## begin TASK INPUT

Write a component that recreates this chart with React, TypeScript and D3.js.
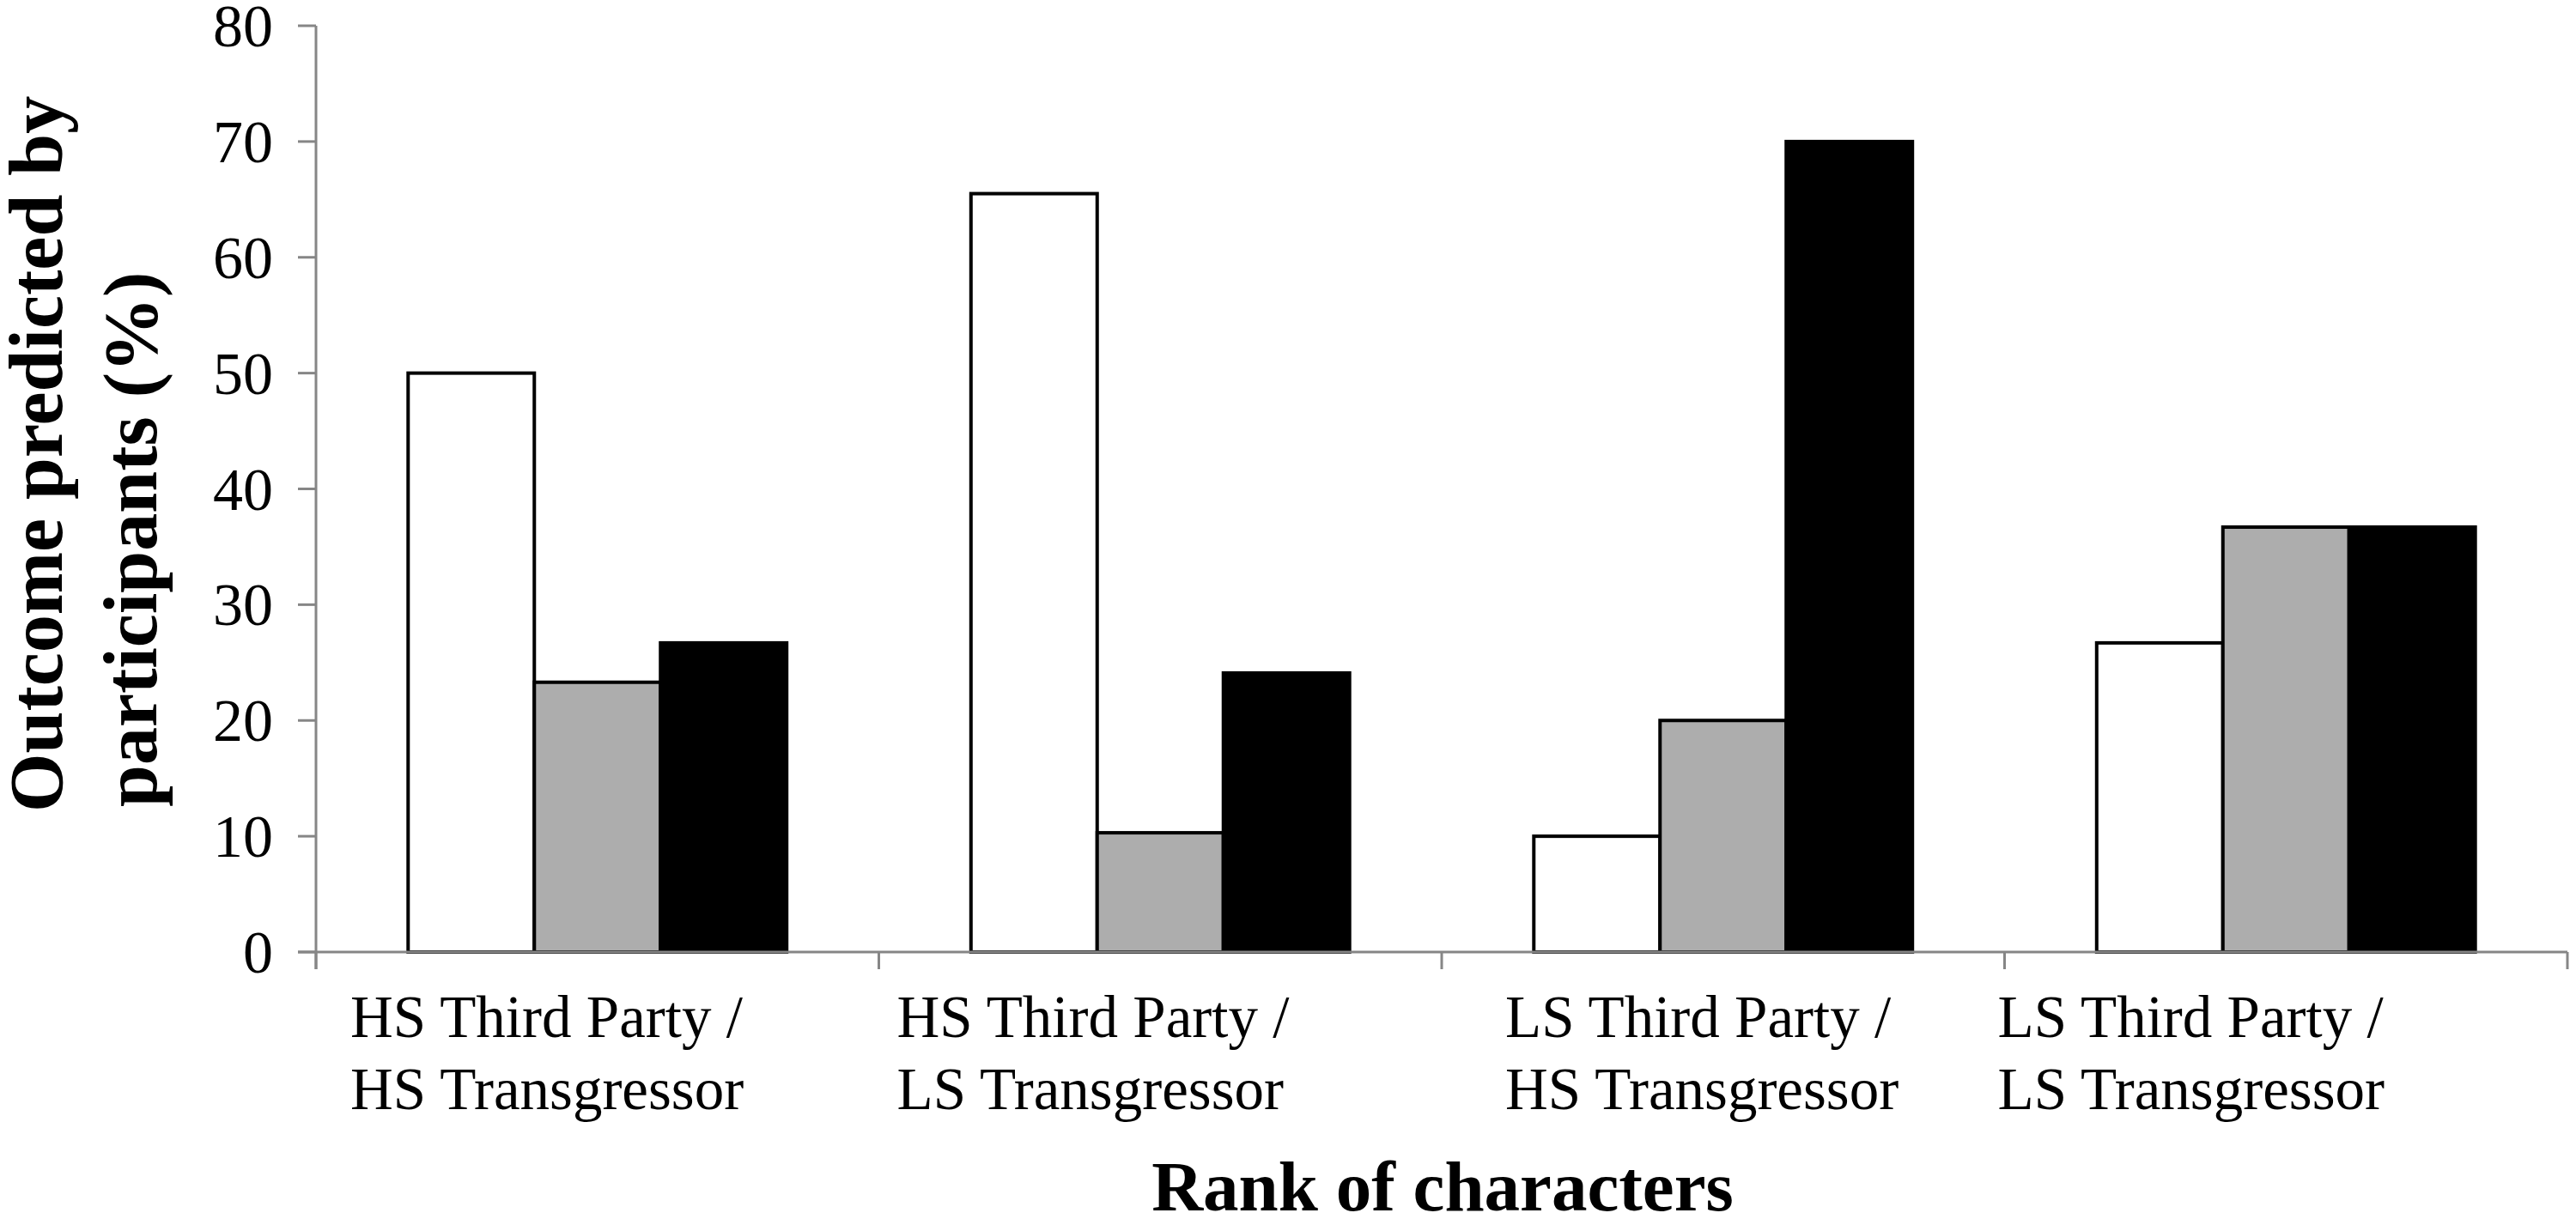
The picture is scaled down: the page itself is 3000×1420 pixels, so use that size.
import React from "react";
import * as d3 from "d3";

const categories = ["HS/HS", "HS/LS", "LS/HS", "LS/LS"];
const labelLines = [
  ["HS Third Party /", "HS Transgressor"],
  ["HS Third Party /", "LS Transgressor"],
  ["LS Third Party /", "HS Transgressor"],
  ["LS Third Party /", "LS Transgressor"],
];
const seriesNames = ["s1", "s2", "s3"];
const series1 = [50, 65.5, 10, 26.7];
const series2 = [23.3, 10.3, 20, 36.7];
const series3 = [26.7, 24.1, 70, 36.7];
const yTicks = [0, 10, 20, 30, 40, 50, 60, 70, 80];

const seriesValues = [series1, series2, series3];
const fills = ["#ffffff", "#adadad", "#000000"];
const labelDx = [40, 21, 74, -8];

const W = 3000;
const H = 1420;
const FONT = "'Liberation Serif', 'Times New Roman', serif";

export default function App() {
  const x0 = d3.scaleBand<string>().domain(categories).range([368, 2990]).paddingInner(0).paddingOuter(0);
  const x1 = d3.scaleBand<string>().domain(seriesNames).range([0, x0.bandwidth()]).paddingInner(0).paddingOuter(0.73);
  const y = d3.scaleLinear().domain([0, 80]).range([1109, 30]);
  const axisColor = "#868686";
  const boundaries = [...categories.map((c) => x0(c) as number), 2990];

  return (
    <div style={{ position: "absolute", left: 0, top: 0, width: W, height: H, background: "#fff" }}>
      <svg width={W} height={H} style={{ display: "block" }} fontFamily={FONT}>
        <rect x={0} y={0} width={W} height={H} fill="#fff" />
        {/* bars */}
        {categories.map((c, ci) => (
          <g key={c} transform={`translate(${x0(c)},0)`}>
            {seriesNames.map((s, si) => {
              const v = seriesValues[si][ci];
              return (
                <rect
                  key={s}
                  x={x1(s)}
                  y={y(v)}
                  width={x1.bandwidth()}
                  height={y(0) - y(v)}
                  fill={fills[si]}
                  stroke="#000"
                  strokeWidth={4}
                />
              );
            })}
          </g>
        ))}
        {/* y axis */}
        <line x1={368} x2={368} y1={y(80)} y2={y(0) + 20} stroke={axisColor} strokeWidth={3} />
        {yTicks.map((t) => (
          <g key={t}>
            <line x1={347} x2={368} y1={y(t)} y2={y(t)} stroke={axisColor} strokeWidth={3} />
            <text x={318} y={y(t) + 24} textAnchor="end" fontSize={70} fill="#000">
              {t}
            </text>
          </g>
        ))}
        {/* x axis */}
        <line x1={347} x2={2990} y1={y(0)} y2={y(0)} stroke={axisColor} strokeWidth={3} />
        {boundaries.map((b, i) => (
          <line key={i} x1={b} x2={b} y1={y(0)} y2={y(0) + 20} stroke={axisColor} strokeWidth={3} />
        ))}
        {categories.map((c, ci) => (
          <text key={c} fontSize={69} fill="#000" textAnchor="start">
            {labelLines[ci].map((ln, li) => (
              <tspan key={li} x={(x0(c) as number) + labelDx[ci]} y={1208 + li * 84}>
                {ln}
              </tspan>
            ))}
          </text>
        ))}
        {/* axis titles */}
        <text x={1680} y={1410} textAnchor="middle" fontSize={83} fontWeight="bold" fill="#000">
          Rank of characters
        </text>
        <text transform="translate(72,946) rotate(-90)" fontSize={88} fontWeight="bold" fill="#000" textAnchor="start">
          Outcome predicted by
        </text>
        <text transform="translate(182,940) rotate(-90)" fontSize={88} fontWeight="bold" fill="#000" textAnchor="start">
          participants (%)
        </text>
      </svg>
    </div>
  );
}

## end TASK INPUT
## begin TASK INPUT

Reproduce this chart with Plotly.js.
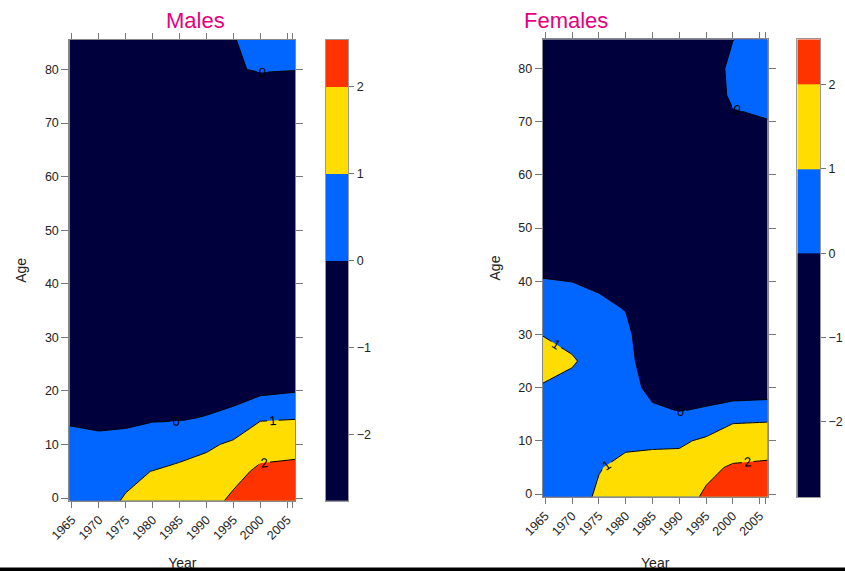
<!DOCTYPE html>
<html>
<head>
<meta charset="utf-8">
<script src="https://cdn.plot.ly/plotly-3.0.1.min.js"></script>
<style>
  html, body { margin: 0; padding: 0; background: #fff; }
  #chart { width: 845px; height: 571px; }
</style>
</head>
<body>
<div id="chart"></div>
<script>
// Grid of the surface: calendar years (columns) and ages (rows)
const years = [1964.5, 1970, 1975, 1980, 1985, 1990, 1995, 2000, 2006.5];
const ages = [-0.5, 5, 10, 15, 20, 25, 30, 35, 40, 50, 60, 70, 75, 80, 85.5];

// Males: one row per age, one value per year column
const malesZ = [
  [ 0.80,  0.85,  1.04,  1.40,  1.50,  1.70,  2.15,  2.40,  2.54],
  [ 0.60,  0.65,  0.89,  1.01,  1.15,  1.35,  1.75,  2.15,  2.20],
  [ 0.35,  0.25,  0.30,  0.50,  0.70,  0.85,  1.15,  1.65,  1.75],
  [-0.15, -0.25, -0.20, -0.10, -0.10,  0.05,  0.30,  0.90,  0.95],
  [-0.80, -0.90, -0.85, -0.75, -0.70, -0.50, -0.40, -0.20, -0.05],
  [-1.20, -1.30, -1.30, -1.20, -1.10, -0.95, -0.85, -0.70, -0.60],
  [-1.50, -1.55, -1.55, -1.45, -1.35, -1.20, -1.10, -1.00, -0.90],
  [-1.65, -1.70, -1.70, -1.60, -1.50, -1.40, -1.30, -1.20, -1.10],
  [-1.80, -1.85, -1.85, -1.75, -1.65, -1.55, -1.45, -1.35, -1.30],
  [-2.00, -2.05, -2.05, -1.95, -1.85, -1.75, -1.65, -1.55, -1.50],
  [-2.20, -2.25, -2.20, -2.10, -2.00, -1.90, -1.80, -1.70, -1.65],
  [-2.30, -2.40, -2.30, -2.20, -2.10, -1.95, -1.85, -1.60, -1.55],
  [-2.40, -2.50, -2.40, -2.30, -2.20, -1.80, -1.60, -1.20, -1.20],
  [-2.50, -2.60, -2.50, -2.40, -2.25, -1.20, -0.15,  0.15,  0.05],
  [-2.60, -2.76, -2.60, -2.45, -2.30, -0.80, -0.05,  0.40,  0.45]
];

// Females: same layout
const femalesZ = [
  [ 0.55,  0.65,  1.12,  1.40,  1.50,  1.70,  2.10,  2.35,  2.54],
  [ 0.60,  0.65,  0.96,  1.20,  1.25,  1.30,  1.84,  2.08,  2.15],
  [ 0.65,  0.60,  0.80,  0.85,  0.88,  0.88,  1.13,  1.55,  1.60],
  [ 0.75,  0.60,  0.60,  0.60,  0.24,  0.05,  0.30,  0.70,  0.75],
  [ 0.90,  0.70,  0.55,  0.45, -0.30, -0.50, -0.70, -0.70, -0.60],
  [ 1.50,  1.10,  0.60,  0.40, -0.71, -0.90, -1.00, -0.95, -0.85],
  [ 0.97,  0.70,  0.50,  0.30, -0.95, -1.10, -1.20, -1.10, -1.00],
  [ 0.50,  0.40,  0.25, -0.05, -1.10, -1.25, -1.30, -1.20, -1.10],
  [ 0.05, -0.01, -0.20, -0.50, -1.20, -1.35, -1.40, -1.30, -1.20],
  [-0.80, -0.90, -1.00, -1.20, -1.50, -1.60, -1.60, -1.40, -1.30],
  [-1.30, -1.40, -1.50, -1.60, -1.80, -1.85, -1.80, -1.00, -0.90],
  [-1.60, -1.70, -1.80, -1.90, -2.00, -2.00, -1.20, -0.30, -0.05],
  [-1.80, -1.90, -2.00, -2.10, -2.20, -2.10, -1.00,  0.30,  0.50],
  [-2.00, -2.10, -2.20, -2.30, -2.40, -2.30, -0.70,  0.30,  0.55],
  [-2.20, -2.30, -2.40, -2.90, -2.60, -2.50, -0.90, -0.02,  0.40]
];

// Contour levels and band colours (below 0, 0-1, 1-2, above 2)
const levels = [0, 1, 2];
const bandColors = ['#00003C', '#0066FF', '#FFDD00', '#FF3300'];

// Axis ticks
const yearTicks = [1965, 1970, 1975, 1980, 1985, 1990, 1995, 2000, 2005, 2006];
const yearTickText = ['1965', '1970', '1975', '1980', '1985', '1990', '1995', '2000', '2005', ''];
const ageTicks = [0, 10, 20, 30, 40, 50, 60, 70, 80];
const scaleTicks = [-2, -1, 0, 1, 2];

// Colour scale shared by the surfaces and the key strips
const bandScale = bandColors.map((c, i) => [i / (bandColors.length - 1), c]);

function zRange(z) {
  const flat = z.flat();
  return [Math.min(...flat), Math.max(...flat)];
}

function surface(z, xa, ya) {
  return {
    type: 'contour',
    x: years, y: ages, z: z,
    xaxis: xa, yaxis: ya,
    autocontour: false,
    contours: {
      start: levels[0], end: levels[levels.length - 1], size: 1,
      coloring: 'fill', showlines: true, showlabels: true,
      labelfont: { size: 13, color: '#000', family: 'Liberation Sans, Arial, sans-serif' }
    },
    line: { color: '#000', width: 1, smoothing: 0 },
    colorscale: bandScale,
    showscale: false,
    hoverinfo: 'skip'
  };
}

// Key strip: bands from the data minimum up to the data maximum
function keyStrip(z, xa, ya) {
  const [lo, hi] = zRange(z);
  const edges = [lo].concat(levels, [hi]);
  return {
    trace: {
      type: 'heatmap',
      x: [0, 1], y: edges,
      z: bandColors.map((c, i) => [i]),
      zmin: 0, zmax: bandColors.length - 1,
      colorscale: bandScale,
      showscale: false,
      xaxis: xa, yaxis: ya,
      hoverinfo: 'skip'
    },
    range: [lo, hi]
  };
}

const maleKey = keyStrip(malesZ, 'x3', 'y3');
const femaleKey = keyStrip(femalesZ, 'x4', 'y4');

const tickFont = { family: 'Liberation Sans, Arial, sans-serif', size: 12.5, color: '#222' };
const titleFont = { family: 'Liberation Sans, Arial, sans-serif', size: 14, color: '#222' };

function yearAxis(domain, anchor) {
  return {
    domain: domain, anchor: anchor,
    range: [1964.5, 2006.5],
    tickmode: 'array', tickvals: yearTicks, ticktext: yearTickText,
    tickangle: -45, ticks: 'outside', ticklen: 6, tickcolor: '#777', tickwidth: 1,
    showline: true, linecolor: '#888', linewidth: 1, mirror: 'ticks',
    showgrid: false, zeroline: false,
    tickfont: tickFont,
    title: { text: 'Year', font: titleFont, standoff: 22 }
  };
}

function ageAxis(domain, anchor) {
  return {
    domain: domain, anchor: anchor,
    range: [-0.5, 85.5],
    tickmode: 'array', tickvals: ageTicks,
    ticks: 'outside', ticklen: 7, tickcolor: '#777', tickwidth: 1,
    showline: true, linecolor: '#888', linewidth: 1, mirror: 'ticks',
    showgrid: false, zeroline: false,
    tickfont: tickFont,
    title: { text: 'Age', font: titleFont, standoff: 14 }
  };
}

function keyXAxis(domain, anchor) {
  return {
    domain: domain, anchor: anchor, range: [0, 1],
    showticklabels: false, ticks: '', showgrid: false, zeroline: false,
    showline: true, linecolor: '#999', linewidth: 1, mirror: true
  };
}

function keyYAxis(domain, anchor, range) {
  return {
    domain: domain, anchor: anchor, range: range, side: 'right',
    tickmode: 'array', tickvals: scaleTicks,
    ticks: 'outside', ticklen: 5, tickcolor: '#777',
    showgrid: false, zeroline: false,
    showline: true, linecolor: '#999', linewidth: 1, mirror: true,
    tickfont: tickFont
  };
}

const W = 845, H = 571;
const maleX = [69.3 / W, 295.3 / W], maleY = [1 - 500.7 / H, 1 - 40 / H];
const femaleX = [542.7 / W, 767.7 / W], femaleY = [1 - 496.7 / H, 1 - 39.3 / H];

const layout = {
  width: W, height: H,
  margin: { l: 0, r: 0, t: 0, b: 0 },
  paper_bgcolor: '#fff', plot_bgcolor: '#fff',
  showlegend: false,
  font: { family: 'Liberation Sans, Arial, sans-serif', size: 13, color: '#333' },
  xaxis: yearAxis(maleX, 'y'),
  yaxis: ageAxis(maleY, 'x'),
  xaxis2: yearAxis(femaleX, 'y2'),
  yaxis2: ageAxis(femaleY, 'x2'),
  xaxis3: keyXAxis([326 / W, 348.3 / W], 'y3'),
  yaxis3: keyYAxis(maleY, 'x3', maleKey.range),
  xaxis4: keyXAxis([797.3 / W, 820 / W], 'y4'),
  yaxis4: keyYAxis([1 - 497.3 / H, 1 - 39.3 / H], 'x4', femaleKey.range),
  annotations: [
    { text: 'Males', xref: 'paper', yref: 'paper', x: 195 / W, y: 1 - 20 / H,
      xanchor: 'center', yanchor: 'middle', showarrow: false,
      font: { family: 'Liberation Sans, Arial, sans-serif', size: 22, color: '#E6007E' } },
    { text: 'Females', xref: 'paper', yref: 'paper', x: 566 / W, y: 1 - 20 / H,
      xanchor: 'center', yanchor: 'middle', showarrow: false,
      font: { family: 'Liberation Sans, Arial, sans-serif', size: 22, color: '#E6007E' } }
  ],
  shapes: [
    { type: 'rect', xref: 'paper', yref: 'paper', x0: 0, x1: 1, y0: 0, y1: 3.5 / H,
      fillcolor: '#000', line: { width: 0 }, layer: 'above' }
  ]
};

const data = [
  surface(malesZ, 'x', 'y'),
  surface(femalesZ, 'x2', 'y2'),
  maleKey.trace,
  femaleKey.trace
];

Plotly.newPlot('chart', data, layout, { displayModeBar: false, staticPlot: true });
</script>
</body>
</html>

## end TASK INPUT

* _YOUR TASK_:
Extract the lines from the line with "The picture is" through the line with "Serif', 'Times New". Keep both of those lines, copy everything exactly, and add nothing.

* _SOLUTION TO THIS TASK_:
The picture is scaled down: the page itself is 3000×1420 pixels, so use that size.
import React from "react";
import * as d3 from "d3";

const categories = ["HS/HS", "HS/LS", "LS/HS", "LS/LS"];
const labelLines = [
  ["HS Third Party /", "HS Transgressor"],
  ["HS Third Party /", "LS Transgressor"],
  ["LS Third Party /", "HS Transgressor"],
  ["LS Third Party /", "LS Transgressor"],
];
const seriesNames = ["s1", "s2", "s3"];
const series1 = [50, 65.5, 10, 26.7];
const series2 = [23.3, 10.3, 20, 36.7];
const series3 = [26.7, 24.1, 70, 36.7];
const yTicks = [0, 10, 20, 30, 40, 50, 60, 70, 80];

const seriesValues = [series1, series2, series3];
const fills = ["#ffffff", "#adadad", "#000000"];
const labelDx = [40, 21, 74, -8];

const W = 3000;
const H = 1420;
const FONT = "'Liberation Serif', 'Times New Roman', serif";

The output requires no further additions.